Written by NCDD director Sandy Heierbacher to expand upon the text on our “What Are Dialogue & Deliberation?” page.

Several strategies can ensure that the benefits of a dialogue or deliberation program are retained.

Sustain the Dialogue
While a single group may meet five or six times and agree to act together, the opportunity for many more groups to experience the process amplifies its effect. Even if hundreds of people participate in a single dialogue and deliberation process addressing racism in their community and transitioning from talk to collaborative community action, racism will of course not be eradicated. The community can benefit significantly from more dialogue, deliberation, and action.

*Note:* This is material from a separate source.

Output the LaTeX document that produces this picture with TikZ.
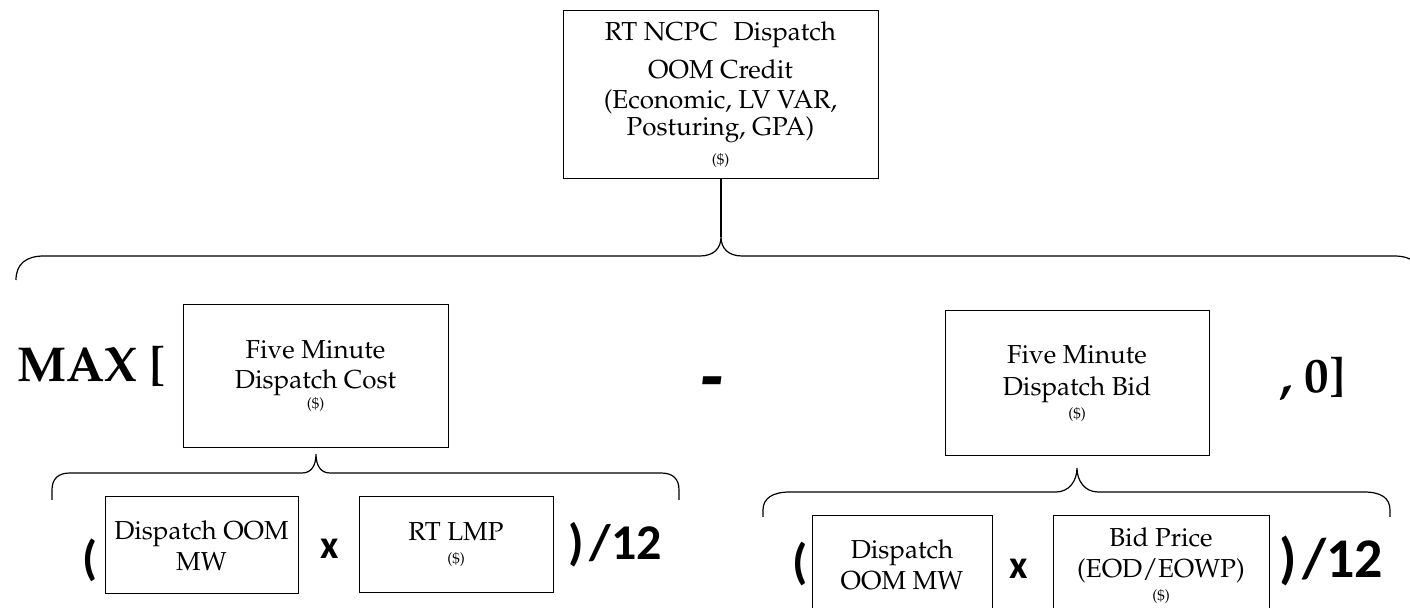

One way to sustain dialogue is to continually engage on issues of concern. An organization may choose to host a monthly labor-management Bohmian dialogue open to all employees. A public engagement consortium in a metropolitan area may organize Conversation Cafés on political polarization in their city one year, National Issues Forums on health care the following year, and Study Circles on urban development the year after that. The more people become part of the decision-making process, the more they increase their collective capacity to solve their problems, fostering a sense of pride and connection to their organization or community.

Sustain the Action
When a dialogue or deliberation program generates collaborative action, time and resources devoted to supporting action teams and task forces is best included in the planning. Encouragement, support, and advice, fundraising and public relations all support outcomes.

Follow Up on Decisions and Recommendations
For deliberative processes presenting recommendations or consensus decisions to power-holders, periodic follow up with decision-makers helps ensure those recommendations were used. Publicizing the recommendations widely increases the pressure for utilizing the results. The benefit to leadership is recognition for taking people seriously. Ensuring participants feel that their time was well-spent increases the likelihood that they and others will participate in the future.